▶ _Information supplied_
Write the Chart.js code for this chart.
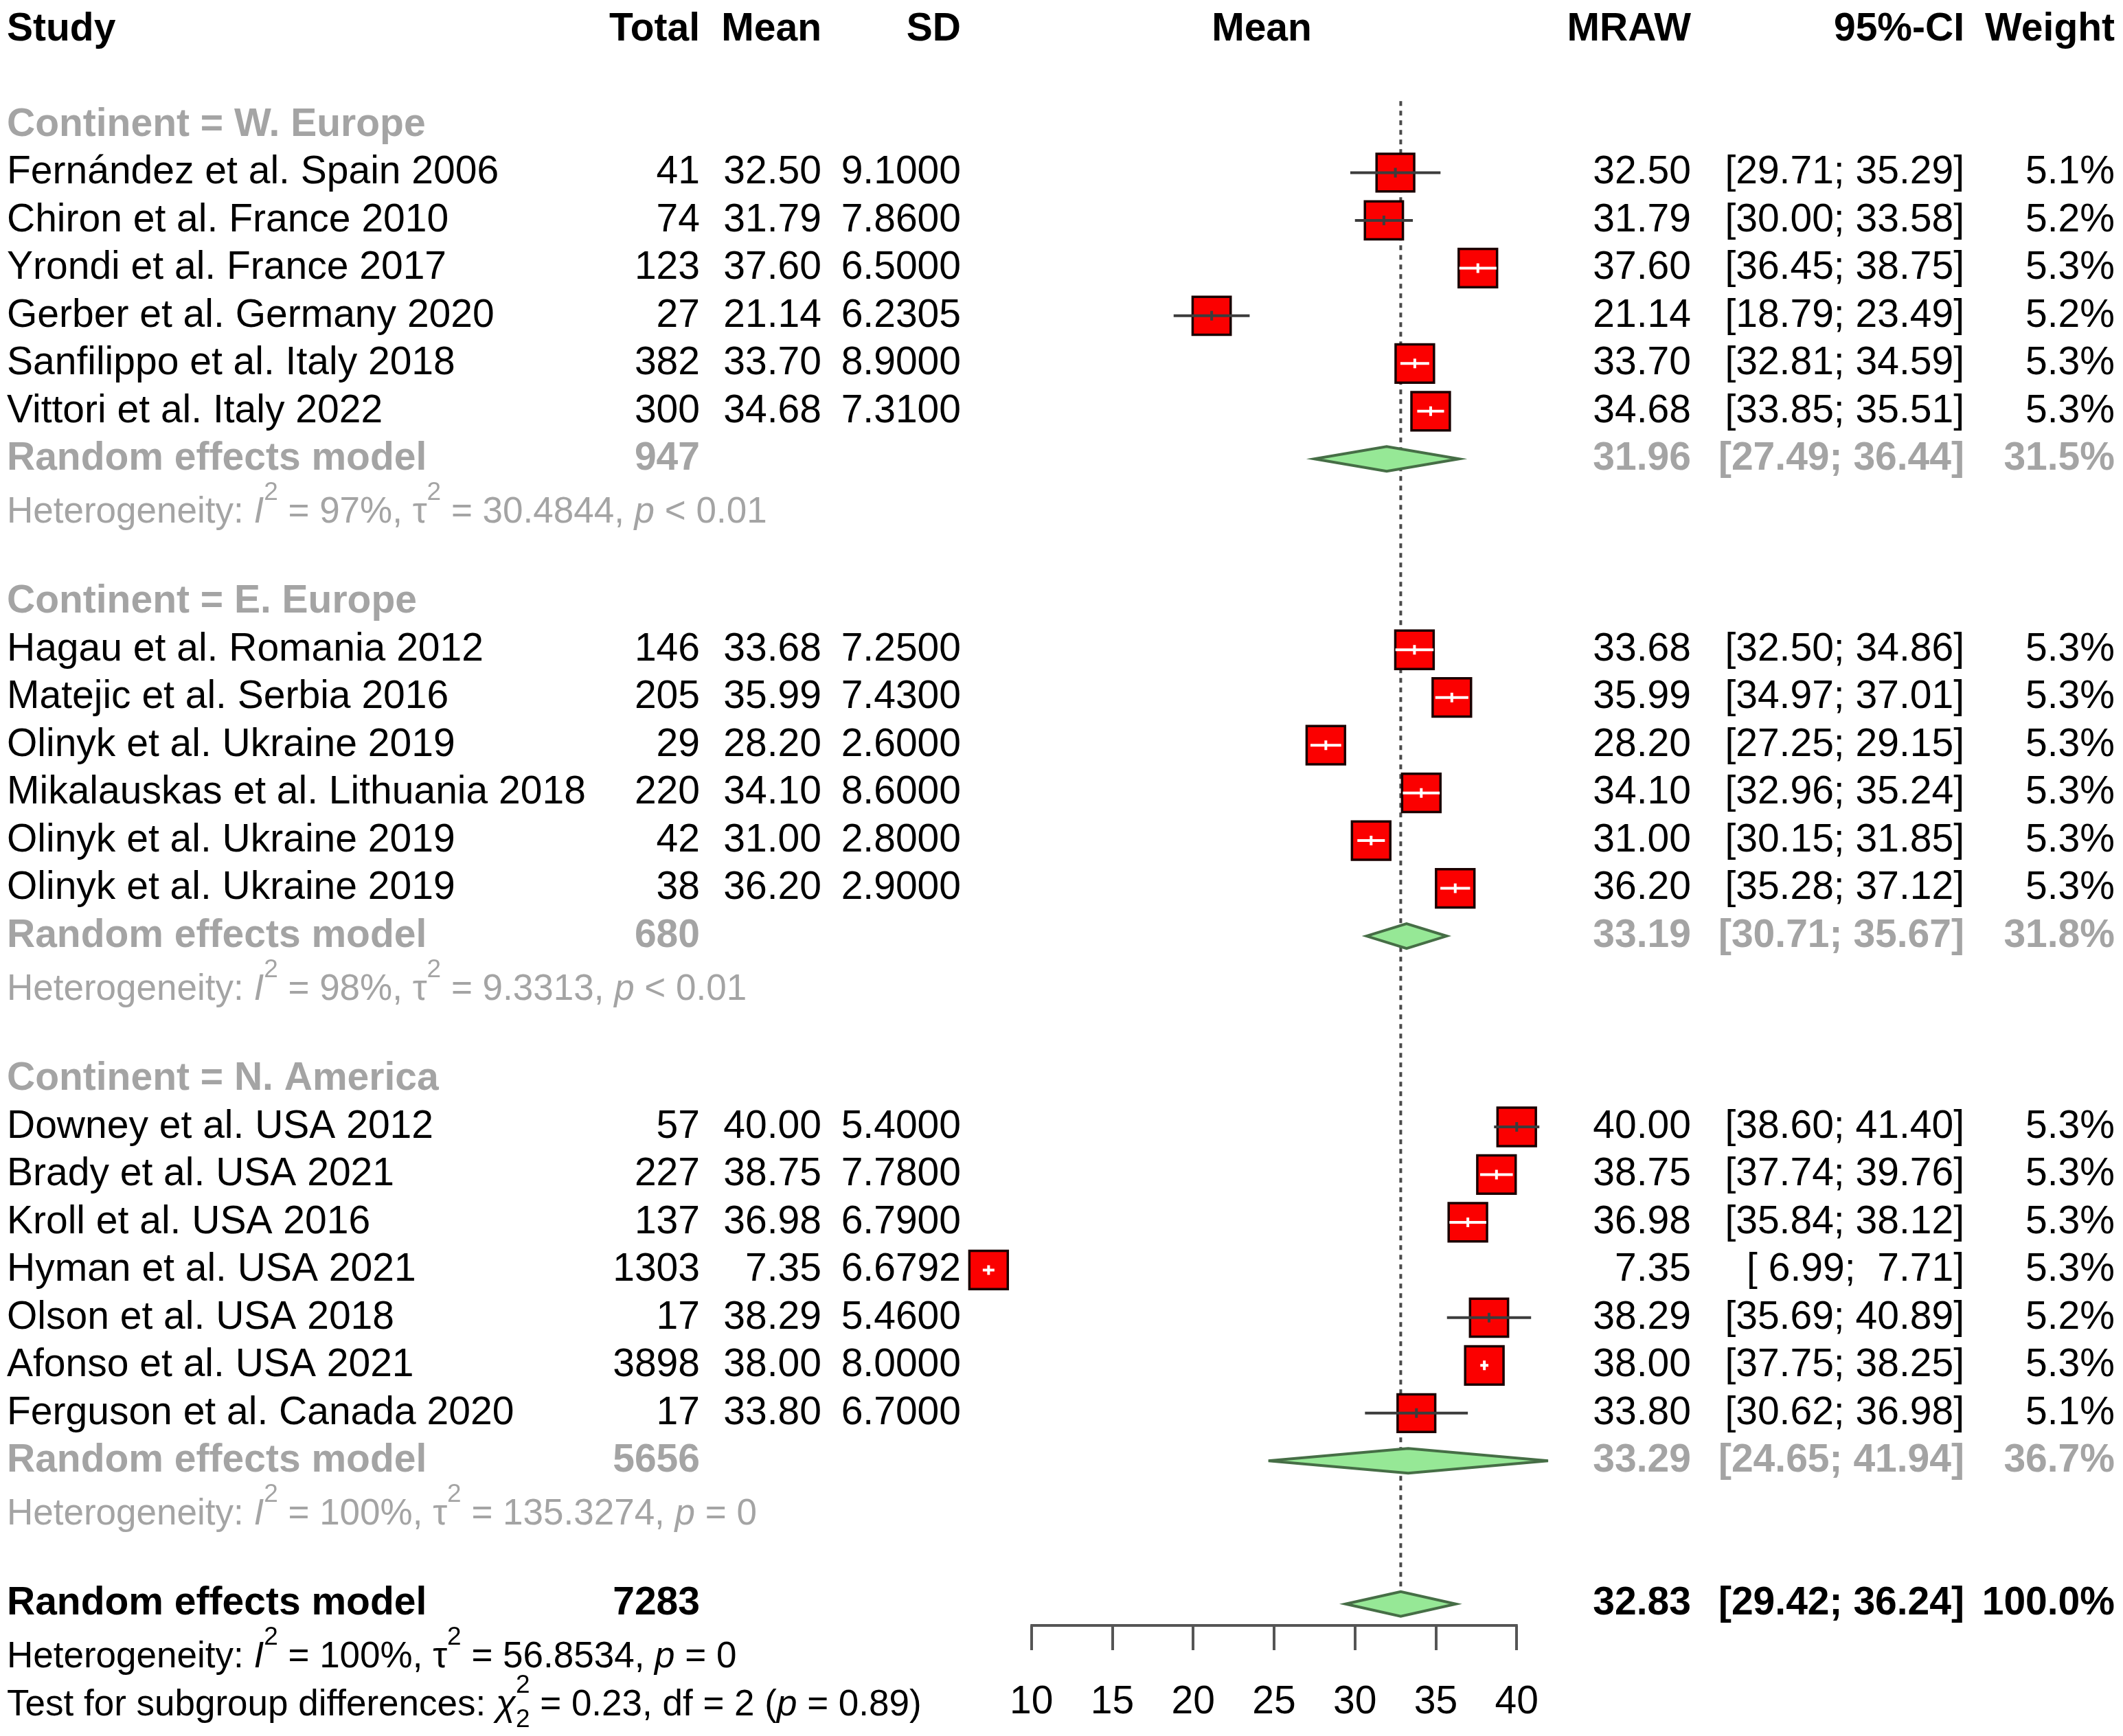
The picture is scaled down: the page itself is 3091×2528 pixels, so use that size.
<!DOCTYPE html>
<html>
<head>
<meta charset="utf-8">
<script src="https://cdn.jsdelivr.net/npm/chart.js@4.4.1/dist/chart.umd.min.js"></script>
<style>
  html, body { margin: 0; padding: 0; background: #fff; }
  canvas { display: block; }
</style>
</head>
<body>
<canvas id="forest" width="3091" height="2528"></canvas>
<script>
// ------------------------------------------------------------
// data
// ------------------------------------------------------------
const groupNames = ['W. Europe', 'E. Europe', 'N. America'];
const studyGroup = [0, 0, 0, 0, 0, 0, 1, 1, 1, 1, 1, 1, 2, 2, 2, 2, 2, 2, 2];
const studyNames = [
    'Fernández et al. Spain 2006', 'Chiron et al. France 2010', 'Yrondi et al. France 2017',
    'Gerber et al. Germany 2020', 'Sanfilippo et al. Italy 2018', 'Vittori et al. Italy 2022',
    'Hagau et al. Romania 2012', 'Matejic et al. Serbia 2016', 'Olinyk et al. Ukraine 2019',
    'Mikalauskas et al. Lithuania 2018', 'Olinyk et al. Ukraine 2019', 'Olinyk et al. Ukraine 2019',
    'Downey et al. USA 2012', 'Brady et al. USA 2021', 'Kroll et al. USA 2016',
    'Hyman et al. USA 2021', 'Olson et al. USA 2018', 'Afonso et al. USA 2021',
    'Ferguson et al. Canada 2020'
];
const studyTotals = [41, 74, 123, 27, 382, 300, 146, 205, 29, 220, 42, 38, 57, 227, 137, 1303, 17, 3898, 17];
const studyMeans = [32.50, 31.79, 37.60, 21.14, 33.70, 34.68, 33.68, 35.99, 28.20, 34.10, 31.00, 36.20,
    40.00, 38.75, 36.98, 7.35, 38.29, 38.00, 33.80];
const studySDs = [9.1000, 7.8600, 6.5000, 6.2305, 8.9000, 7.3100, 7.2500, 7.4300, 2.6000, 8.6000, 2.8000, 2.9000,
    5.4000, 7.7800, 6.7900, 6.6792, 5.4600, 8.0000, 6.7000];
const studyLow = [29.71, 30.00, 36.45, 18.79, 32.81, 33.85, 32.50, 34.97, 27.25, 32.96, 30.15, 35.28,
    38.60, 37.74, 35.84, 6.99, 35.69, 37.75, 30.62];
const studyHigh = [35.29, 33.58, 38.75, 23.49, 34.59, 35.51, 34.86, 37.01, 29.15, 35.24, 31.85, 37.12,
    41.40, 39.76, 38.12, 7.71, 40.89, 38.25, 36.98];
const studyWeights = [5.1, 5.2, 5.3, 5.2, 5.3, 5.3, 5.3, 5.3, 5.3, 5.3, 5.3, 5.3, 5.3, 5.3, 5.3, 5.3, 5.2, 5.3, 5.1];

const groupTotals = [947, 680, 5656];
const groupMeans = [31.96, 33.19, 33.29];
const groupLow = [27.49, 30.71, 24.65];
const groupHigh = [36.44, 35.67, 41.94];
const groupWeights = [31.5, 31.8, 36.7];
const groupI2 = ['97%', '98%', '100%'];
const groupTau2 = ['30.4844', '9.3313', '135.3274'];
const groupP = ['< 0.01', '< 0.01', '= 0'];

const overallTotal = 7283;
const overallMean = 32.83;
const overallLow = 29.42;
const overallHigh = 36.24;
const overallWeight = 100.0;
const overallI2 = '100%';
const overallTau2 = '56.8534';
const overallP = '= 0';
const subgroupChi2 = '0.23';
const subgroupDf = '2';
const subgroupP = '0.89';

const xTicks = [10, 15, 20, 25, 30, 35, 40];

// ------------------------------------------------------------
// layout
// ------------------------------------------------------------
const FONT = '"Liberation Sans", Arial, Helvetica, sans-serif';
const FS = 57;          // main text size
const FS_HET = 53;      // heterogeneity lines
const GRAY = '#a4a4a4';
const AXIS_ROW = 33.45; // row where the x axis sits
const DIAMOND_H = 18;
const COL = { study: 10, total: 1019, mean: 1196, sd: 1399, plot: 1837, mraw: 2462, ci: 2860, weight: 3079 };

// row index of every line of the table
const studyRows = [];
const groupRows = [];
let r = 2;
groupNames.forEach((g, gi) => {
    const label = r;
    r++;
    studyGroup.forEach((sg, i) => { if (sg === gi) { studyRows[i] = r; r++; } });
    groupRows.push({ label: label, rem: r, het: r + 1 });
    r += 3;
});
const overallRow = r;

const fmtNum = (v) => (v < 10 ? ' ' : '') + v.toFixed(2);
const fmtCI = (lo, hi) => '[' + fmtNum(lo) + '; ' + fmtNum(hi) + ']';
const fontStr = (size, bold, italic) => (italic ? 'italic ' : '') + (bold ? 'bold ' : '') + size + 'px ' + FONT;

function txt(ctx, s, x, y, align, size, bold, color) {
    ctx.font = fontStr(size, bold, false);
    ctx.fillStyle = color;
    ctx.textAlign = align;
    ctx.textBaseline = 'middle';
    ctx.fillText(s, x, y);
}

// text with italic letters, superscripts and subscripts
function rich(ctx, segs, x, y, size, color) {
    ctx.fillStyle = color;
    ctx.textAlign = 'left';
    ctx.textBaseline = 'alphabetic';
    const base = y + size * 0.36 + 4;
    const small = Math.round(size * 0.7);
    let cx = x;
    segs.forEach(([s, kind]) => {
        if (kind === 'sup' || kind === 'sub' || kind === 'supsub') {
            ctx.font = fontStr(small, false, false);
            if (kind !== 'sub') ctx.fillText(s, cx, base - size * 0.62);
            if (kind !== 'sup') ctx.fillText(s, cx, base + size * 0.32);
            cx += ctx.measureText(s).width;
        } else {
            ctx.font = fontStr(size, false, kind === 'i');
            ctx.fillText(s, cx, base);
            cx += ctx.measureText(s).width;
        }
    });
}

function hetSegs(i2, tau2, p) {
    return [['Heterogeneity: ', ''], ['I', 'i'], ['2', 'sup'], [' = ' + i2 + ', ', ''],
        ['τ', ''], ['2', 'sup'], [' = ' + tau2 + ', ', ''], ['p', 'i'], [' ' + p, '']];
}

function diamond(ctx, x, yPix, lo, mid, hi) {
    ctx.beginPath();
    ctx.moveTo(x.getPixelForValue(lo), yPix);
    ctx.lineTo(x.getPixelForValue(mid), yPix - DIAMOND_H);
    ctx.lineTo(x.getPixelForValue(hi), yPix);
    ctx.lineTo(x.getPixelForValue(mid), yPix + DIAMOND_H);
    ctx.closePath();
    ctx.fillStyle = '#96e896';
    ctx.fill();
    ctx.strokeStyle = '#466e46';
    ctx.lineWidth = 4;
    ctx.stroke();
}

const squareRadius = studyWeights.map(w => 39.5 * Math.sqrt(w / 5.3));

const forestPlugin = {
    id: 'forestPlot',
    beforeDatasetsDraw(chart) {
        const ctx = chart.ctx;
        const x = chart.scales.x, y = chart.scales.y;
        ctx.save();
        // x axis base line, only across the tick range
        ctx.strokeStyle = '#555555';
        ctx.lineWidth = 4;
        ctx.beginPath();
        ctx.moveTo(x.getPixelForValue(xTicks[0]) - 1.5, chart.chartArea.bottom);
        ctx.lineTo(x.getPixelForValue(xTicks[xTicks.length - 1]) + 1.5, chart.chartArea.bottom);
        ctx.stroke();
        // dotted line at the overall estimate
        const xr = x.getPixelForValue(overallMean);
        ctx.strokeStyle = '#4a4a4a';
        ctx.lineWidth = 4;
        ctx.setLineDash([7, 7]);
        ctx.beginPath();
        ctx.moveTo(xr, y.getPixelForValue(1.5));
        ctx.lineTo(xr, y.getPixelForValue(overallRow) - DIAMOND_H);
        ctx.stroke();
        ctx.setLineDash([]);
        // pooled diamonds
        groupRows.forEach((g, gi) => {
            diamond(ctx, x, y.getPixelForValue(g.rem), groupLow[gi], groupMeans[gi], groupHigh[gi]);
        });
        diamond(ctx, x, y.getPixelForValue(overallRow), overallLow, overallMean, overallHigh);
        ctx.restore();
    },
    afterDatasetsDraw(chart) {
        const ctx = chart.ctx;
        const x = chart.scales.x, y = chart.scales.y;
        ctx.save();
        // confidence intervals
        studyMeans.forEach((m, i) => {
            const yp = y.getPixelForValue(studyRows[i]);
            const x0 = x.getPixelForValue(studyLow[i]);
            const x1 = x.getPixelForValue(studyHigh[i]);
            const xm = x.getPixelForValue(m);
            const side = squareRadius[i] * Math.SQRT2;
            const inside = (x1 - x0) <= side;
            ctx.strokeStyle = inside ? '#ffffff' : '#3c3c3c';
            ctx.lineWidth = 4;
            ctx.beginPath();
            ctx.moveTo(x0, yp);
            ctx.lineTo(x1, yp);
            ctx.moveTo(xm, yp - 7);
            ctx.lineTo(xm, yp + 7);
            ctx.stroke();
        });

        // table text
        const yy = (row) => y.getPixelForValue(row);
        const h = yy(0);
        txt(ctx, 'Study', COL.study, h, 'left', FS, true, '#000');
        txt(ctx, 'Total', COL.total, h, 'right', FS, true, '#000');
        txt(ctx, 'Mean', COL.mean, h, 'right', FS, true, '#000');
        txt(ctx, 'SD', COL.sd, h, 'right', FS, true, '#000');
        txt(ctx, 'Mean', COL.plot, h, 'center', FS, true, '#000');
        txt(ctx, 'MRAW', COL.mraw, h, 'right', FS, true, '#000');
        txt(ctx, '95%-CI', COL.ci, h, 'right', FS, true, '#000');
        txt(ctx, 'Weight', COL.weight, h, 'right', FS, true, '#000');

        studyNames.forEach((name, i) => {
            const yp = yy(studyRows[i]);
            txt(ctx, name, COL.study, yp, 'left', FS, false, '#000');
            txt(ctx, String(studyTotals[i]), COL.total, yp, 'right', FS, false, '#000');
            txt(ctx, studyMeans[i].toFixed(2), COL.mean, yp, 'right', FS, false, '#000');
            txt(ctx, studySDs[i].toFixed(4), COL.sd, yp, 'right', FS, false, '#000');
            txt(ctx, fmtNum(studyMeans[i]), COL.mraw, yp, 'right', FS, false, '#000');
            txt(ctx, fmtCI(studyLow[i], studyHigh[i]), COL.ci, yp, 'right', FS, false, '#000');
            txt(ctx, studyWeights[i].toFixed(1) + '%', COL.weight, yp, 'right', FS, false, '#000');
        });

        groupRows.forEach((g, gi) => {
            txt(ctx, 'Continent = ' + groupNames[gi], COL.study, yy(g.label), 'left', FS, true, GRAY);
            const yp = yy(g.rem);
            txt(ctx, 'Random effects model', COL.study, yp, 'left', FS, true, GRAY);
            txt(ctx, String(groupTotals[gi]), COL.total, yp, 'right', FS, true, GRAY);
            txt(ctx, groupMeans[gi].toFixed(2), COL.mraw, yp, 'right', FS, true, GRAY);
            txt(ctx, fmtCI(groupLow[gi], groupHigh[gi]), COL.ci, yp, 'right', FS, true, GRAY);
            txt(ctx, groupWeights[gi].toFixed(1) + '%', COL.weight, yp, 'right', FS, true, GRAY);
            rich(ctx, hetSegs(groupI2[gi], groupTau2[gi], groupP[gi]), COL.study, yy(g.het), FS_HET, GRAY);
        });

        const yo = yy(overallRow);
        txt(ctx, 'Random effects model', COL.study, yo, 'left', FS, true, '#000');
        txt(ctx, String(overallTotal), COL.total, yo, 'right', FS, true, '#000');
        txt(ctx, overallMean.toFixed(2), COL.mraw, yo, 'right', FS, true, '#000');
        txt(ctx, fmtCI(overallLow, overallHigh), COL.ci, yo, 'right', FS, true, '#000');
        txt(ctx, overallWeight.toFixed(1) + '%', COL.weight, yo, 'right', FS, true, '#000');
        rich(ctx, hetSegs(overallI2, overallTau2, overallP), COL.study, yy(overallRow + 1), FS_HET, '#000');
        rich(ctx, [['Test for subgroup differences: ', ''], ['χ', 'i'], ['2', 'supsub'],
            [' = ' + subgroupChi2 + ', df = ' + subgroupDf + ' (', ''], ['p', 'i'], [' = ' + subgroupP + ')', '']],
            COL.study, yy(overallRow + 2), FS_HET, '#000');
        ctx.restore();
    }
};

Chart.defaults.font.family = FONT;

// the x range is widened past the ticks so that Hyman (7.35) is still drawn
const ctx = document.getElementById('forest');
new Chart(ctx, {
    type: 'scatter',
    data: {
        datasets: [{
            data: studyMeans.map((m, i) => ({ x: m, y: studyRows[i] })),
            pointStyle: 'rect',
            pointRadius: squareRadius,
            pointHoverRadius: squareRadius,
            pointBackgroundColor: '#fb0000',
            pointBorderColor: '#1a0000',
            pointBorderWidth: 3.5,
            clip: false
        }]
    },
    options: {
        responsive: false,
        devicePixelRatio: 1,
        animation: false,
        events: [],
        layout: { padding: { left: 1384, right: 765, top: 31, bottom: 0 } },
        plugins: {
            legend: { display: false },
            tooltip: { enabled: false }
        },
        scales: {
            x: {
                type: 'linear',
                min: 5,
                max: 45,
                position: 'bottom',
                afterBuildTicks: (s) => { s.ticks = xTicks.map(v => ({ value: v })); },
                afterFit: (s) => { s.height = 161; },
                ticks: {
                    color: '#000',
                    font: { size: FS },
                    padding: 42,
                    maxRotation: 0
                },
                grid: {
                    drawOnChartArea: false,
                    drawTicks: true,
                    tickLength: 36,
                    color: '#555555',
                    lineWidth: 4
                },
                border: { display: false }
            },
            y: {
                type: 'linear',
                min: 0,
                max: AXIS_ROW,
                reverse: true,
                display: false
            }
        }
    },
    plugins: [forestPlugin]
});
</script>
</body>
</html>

▶ _Your instructions_
Gather, from the listing above, every line carrying the word "size".

▶ _Result_
The picture is scaled down: the page itself is 3091×2528 pixels, so use that size.
const FS = 57;          // main text size
const fontStr = (size, bold, italic) => (italic ? 'italic ' : '') + (bold ? 'bold ' : '') + size + 'px ' + FONT;
function txt(ctx, s, x, y, align, size, bold, color) {
    ctx.font = fontStr(size, bold, false);
function rich(ctx, segs, x, y, size, color) {
    const base = y + size * 0.36 + 4;
    const small = Math.round(size * 0.7);
            if (kind !== 'sub') ctx.fillText(s, cx, base - size * 0.62);
            if (kind !== 'sup') ctx.fillText(s, cx, base + size * 0.32);
            ctx.font = fontStr(size, false, kind === 'i');
                    font: { size: FS },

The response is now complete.